By implementing the O2 integration concept, not only is it possible to provide a use for the O2 , usually considered a side product and vented to the atmosphere, it also provides a significant reduction in capital cost compared to a standard mono-pressure technology, while reducing the operational costs as well.

Most of the integrations of green ammonia and nitric acid are done in order to produce green nitrates or UAN as a final product. Several synergies can also be found in the waste streams of some processes, such as urea or AN production, that might be used as feed streams in other plants. Integration is also important in the utilities network to match the balances of steam and cooling water.

The road ahead – digitalisation

The biggest challenges to optimising the operation of a plant are maximising the capacity, bringing it to its best point of steady production and at the same time reducing the plant downtime aiming to improve margins.

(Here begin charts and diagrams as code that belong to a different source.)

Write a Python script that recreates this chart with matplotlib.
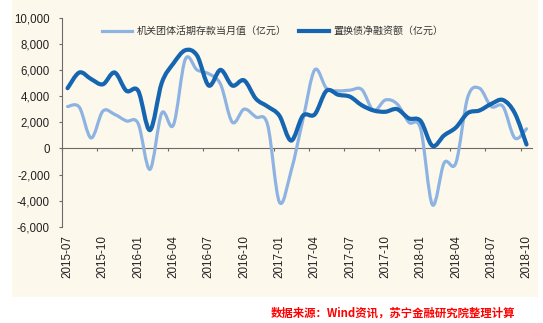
import numpy as np
import pandas as pd
import matplotlib.pyplot as plt
from matplotlib.path import Path
from matplotlib.patches import PathPatch, Rectangle
from matplotlib.lines import Line2D
from matplotlib.ticker import FuncFormatter

# monthly categories 2015-07 .. 2018-10
months = list(pd.date_range('2015-07-01', '2018-10-01', freq='MS').strftime('%Y-%m'))

# 机关团体活期存款当月值 (亿元)
deposits = [3200, 3150, 800, 2850, 2600, 2100, 1900, -1600, 2700, 1800,
            6800, 6000, 5700, 4900, 2000, 3000, 2400, 1800, -4100, -1700,
            2200, 6000, 4600, 4400, 4450, 4500, 2900, 3700, 3400, 2000,
            1500, -4300, -1100, -1100, 3900, 4600, 3200, 3200, 800, 1500]

# 置换债净融资额 (亿元)
swap_bonds = [4600, 5800, 5300, 4900, 5800, 4400, 4400, 1400, 5000, 6500,
              7500, 7100, 4800, 6000, 4800, 5200, 3800, 3200, 2500, 600,
              2500, 2600, 4400, 4100, 3950, 3300, 2900, 2800, 3000, 2300,
              2100, 200, 1000, 1600, 2700, 2900, 3400, 3700, 2700, 300]

labels = ['机关团体活期存款当月值（亿元）', '置换债净融资额（亿元）']
colors = ['#8db3e2', '#1565b0']
widths = [2.3, 3.0]

cream = '#fdf8ec'
axis_col = '#6b6b6b'
cjk = ['Noto Sans CJK SC', 'DejaVu Sans']


def smooth_path(xs, ys):
    # Catmull-Rom through the points, written as cubic Bezier segments
    pts = np.column_stack([xs, ys]).astype(float)
    n = len(pts)
    verts = [pts[0]]
    codes = [Path.MOVETO]
    for i in range(n - 1):
        p0 = pts[i - 1] if i > 0 else pts[i]
        p1 = pts[i]
        p2 = pts[i + 1]
        p3 = pts[i + 2] if i + 2 < n else pts[i + 1]
        verts += [p1 + (p2 - p0) / 6, p2 - (p3 - p1) / 6, p2]
        codes += [Path.CURVE4] * 3
    return Path(verts, codes)


fig = plt.figure(figsize=(5.43, 3.23), dpi=100)
fig.patches.append(Rectangle((12 / 543, 1 - 297 / 323), 526 / 543, 297 / 323,
                             transform=fig.transFigure, facecolor=cream,
                             edgecolor='none', zorder=-10))

ax = fig.add_axes([0.1136, 0.2972, 0.8669, 0.6486])
ax.patch.set_visible(False)

x = np.arange(len(months))
for series, c, lw in zip([deposits, swap_bonds], colors, widths):
    ax.add_patch(PathPatch(smooth_path(x, series), fill=False, edgecolor=c,
                           lw=lw, capstyle='round', joinstyle='round', zorder=3))

ymin, ymax = -6000, 10000
ax.set_xlim(-0.5, len(months) - 0.5)
ax.set_ylim(ymin, ymax)

# y axis
ax.set_yticks(np.arange(ymin, ymax + 1, 2000))
ax.yaxis.set_major_formatter(FuncFormatter(lambda v, p: f'{v:,.0f}'))
ax.tick_params(axis='y', direction='out', length=2.3, width=0.8,
               color=axis_col, pad=6.2, labelsize=8.3, labelcolor='#222222')
for lab in ax.get_yticklabels():
    lab.set_family('Liberation Sans')

# category labels along the bottom
ax.set_xticks(x[::3])
ax.set_xticklabels(months[::3], rotation=90, family='Liberation Sans',
                   fontsize=8.4, color='#222222')
ax.tick_params(axis='x', length=0, pad=5.8)

for s in ['top', 'right', 'bottom']:
    ax.spines[s].set_visible(False)
ax.spines['left'].set_color(axis_col)
ax.spines['left'].set_linewidth(0.8)

# horizontal axis line at zero with ticks between categories
zero_axis = ax.secondary_xaxis((0 - ymin) / (ymax - ymin))
zero_axis.set_xticks(np.arange(-0.5, len(months) - 1, 3))
zero_axis.set_xticklabels([])
zero_axis.tick_params(direction='out', length=2.3, width=0.8, color=axis_col)
zero_axis.spines['bottom'].set_color(axis_col)
zero_axis.spines['bottom'].set_linewidth(0.8)

handles = [Line2D([], [], color=c, lw=lw) for c, lw in zip(colors, widths)]
fig.legend(handles, labels, loc='center', bbox_to_anchor=(0.502, 0.904),
           ncol=2, frameon=False, handlelength=3.0, handletextpad=0.5,
           columnspacing=1.2, prop={'family': cjk, 'size': 7.2},
           labelcolor='#333333')

fig.text(0.948, 0.031, '数据来源：Wind资讯，苏宁金融研究院整理计算',
         ha='right', va='center', color='#ff0000', fontsize=8.2,
         family=cjk, weight='bold')

fig.savefig('out.png', dpi=100)
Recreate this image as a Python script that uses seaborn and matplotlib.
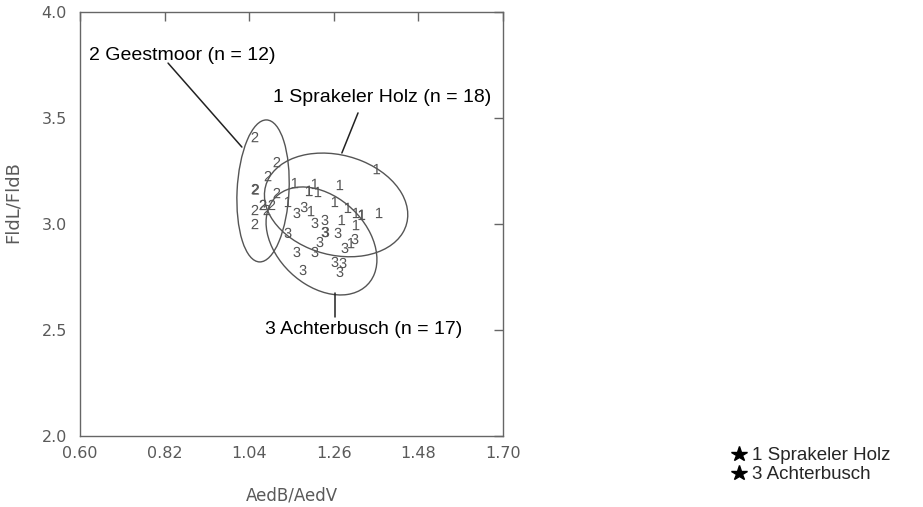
import numpy as np
import pandas as pd
import matplotlib
matplotlib.use("Agg")
import matplotlib.pyplot as plt
import seaborn as sns
from matplotlib.patches import Ellipse
from matplotlib.lines import Line2D
from matplotlib.font_manager import FontProperties

# ---- data ----
sprak_x = [1.372, 1.159, 1.211, 1.196, 1.219, 1.276, 1.141, 1.201, 1.263,
           1.297, 1.318, 1.333, 1.378, 1.281, 1.318, 1.305, 1.196, 1.333]
sprak_y = [3.259, 3.193, 3.189, 3.156, 3.151, 3.184, 3.104, 3.061, 3.104,
           3.076, 3.052, 3.043, 3.052, 3.019, 2.995, 2.910, 3.156, 3.043]

geest_x = [1.055, 1.112, 1.089, 1.055, 1.057, 1.112, 1.055, 1.076, 1.099,
           1.086, 1.055, 1.076]
geest_y = [3.410, 3.292, 3.226, 3.165, 3.163, 3.146, 3.066, 3.090, 3.090,
           3.066, 3.000, 3.090]

achter_x = [1.164, 1.183, 1.211, 1.237, 1.237, 1.239, 1.271, 1.141, 1.224,
            1.315, 1.289, 1.164, 1.211, 1.263, 1.284, 1.276, 1.180]
achter_y = [3.052, 3.080, 3.005, 3.019, 2.962, 2.962, 2.958, 2.958, 2.915,
            2.929, 2.887, 2.868, 2.868, 2.821, 2.816, 2.774, 2.783]

site_codes = ["1", "2", "3"]
site_names = ["1 Sprakeler Holz (n = 18)", "2 Geestmoor (n = 12)",
              "3 Achterbusch (n = 17)"]
legend_names = ["1 Sprakeler Holz", "3 Achterbusch"]

# ellipses (data units): centre, width, height, angle
ell_cx = [1.266, 1.076, 1.228]
ell_cy = [3.090, 3.156, 2.920]
ell_w = [0.358, 0.135, 0.264]
ell_h = [0.500, 0.670, 0.5225]
ell_ang = [17.3, -1.5, 14.9]

xticks = [0.60, 0.82, 1.04, 1.26, 1.48, 1.70]
xtick_labels = ["0.60", "0.82", "1.04", "1.26", "1.48", "1.70"]
yticks = [2.0, 2.5, 3.0, 3.5, 4.0]
ytick_labels = ["2.0", "2.5", "3.0", "3.5", "4.0"]

# ---- style ----
sns.set_theme(style="white")
plt.rcParams['font.family'] = ['DejaVu Sans']
plt.rcParams['mathtext.fontset'] = 'custom'
plt.rcParams['mathtext.rm'] = 'Liberation Sans'
plt.rcParams['mathtext.it'] = 'Liberation Sans:italic'

grey = "#555555"
frame = "#666666"
label_grey = "#5a5a5a"

fig = plt.figure(figsize=(9.23, 5.07), dpi=100)
ax = fig.add_axes([80 / 923, 1 - 436 / 507, 423 / 923, 424 / 507])

df = pd.DataFrame({
    "x": sprak_x + geest_x + achter_x,
    "y": sprak_y + geest_y + achter_y,
    "site": ["1"] * len(sprak_x) + ["2"] * len(geest_x) + ["3"] * len(achter_x),
})

markers = {c: r"$\mathrm{%s}$" % c for c in site_codes}
sns.scatterplot(data=df, x="x", y="y", style="site", markers=markers,
                style_order=site_codes, color=grey, s=55, linewidth=0,
                legend=False, ax=ax, zorder=3)

for cx, cy, w, h, a in zip(ell_cx, ell_cy, ell_w, ell_h, ell_ang):
    ax.add_patch(Ellipse((cx, cy), w, h, angle=a, fill=False,
                         edgecolor=grey, linewidth=1.0, zorder=2))

# annotations
lab_font = FontProperties(family="Liberation Sans", size=14)
ax.text(0.8653, 3.797, site_names[1], ha="center", va="center",
        fontproperties=lab_font, color="black")
ax.plot([0.829, 1.021], [3.759, 3.363], color="#222222", lw=1.1)
ax.text(1.3867, 3.599, site_names[0], ha="center", va="center",
        fontproperties=lab_font, color="black")
ax.plot([1.323, 1.281], [3.524, 3.335], color="#222222", lw=1.1)
ax.text(1.3386, 2.500, site_names[2], ha="center", va="center",
        fontproperties=lab_font, color="black")
ax.plot([1.263, 1.263], [2.675, 2.561], color="#222222", lw=1.1)

ax.set_xlim(0.60, 1.70)
ax.set_ylim(2.0, 4.0)
ax.set_xticks(xticks)
ax.set_xticklabels(xtick_labels)
ax.set_yticks(yticks)
ax.set_yticklabels(ytick_labels)
ax.tick_params(axis="both", direction="in", length=6.5, width=1, color=frame,
               top=True, right=True, labelsize=11.5, labelcolor=label_grey)
ax.tick_params(axis="x", pad=7.5)
ax.tick_params(axis="y", pad=9.5)
for sp in ax.spines.values():
    sp.set_color(frame)
    sp.set_linewidth(1.0)
    sp.set_visible(True)

ax.set_xlabel("AedB/AedV", fontsize=12, color=label_grey)
ax.xaxis.set_label_coords(0.5, -0.118)
ax.set_ylabel("FldL/FldB", fontsize=13, color=label_grey)
ax.yaxis.set_label_coords(-0.137, 0.552)

handles = [Line2D([], [], marker="*", color="black", linestyle="none",
                  markersize=11.5) for _ in legend_names]
fig.legend(handles, legend_names, loc="upper left",
           bbox_to_anchor=(0.793, 0.118), frameon=False,
           prop=FontProperties(family="Liberation Sans", size=13.5),
           handlelength=0.8, handletextpad=0.25, labelspacing=0.1,
           borderpad=0, borderaxespad=0)

fig.savefig("out.png", dpi=100)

Besides these challenges, the world is committed to building a greener, better world in the upcoming years. Digital tools provide solutions to increase plant efficiency and reduce total operational costs by allowing users to control and optimise their processes and systems through well-trained and well-informed personnel. This will enable the producers to reduce waste, save energy and produce fertilizers in a safe, cost-effective, profitable and sustainable way.

Stamicarbon is now offering the Operator Training Simulator and the Process Monitor as part of grass root projects and for existing plants. While the Training Simulator focuses on well-trained operators and engineers, the Stami Digital Process Monitor provides operators, engineers, and management with real-time insight into their plant performance. These solutions are available for all the products in Stamicarbon’s portfolio, including the nitric acid technology.